> [Instructions to follow]: Retype, exactly as they stand, the lines from the start of the data to the line that contains "plt.rcParams['font.family'] = ['Open", both ends included. Leave the pictures out.

───

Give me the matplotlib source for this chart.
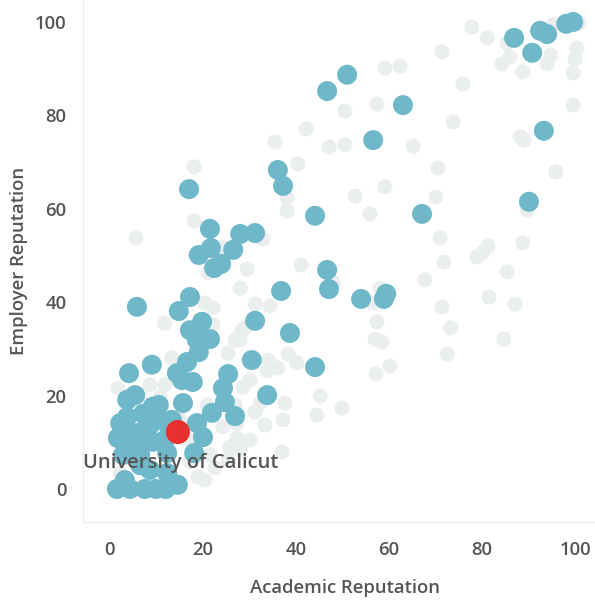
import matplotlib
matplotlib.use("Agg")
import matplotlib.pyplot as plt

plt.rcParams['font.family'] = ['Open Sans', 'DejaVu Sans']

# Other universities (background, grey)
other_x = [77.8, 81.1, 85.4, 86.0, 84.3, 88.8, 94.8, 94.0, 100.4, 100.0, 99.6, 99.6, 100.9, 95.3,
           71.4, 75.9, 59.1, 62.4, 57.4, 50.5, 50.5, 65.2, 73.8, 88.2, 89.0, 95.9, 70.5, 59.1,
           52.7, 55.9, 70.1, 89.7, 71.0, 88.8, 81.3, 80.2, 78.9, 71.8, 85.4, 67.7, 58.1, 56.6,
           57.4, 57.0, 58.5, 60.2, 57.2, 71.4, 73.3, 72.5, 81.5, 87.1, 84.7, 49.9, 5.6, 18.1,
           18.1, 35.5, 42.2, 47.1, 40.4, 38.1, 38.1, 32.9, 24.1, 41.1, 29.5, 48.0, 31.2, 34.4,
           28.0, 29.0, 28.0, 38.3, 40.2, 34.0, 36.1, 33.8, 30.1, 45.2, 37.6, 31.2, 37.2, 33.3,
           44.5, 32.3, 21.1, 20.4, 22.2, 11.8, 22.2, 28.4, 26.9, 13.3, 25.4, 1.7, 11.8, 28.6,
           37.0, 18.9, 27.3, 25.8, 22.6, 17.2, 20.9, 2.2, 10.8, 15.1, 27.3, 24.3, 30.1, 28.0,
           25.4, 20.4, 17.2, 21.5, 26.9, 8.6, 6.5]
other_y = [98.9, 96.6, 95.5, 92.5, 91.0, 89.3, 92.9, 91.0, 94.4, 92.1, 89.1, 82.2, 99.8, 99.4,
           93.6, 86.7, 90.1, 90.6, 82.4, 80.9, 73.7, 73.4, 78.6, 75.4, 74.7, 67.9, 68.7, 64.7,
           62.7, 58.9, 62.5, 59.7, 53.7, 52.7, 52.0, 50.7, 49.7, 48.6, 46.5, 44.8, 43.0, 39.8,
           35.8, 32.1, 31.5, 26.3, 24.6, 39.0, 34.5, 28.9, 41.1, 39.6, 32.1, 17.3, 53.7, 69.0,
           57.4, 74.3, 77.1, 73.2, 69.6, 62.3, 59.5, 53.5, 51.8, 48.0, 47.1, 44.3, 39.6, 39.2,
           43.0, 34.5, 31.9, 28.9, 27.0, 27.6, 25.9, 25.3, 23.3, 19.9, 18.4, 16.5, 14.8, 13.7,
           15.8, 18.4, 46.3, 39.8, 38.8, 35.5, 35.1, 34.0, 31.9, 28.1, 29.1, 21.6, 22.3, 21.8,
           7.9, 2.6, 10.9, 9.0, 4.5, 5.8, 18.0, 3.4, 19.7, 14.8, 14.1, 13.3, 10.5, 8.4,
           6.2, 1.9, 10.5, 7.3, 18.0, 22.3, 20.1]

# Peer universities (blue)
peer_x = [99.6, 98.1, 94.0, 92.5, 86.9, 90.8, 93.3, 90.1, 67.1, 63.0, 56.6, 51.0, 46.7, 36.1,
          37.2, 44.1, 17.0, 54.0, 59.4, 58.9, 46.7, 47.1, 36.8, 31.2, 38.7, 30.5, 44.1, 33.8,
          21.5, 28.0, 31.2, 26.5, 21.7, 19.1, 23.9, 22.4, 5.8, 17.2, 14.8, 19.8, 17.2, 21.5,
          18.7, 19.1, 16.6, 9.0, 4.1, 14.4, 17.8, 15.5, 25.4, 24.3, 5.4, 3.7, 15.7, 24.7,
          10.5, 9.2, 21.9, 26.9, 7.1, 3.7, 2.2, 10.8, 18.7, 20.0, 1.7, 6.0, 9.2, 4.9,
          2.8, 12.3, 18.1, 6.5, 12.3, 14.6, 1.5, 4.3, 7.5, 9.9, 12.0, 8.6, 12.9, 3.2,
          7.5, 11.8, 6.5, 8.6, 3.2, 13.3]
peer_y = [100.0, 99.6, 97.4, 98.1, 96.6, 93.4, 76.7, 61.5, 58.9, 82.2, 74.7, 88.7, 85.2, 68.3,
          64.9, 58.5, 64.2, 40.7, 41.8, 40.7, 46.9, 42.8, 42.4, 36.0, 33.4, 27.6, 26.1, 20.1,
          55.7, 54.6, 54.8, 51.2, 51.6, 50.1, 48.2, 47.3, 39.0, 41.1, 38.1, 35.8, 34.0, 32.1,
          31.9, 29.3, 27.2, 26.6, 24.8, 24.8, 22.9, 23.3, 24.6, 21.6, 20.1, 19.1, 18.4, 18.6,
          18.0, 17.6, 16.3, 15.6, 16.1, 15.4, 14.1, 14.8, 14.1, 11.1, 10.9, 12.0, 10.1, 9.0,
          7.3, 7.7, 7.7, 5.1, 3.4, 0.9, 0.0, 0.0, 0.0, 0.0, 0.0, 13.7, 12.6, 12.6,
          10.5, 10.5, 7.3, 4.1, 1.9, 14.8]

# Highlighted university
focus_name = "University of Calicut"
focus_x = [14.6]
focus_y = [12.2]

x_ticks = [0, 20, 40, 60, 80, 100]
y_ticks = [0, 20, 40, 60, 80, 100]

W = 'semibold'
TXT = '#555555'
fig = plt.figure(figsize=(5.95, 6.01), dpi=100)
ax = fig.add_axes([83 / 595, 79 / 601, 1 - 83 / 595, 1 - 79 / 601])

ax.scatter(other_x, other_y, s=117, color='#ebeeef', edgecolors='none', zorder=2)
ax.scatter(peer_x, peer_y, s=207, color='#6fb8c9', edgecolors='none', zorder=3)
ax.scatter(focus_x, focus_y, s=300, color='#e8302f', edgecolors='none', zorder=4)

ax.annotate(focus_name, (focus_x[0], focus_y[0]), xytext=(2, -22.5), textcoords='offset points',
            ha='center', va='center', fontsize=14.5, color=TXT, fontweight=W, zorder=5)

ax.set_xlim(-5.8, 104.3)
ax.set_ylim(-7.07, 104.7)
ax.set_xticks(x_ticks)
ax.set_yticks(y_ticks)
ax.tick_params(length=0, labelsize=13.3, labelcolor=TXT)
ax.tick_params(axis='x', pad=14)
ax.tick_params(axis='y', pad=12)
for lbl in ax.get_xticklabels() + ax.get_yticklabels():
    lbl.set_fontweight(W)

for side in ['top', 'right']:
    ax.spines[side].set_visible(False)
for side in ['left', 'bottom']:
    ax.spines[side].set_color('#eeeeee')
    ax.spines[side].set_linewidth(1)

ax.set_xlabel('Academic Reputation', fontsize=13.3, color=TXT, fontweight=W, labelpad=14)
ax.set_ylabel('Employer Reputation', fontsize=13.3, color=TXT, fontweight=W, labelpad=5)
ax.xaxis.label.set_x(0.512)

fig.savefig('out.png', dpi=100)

───

> [Answer to this problem]:
Give me the matplotlib source for this chart.
import matplotlib
matplotlib.use("Agg")
import matplotlib.pyplot as plt

plt.rcParams['font.family'] = ['Open Sans', 'DejaVu Sans']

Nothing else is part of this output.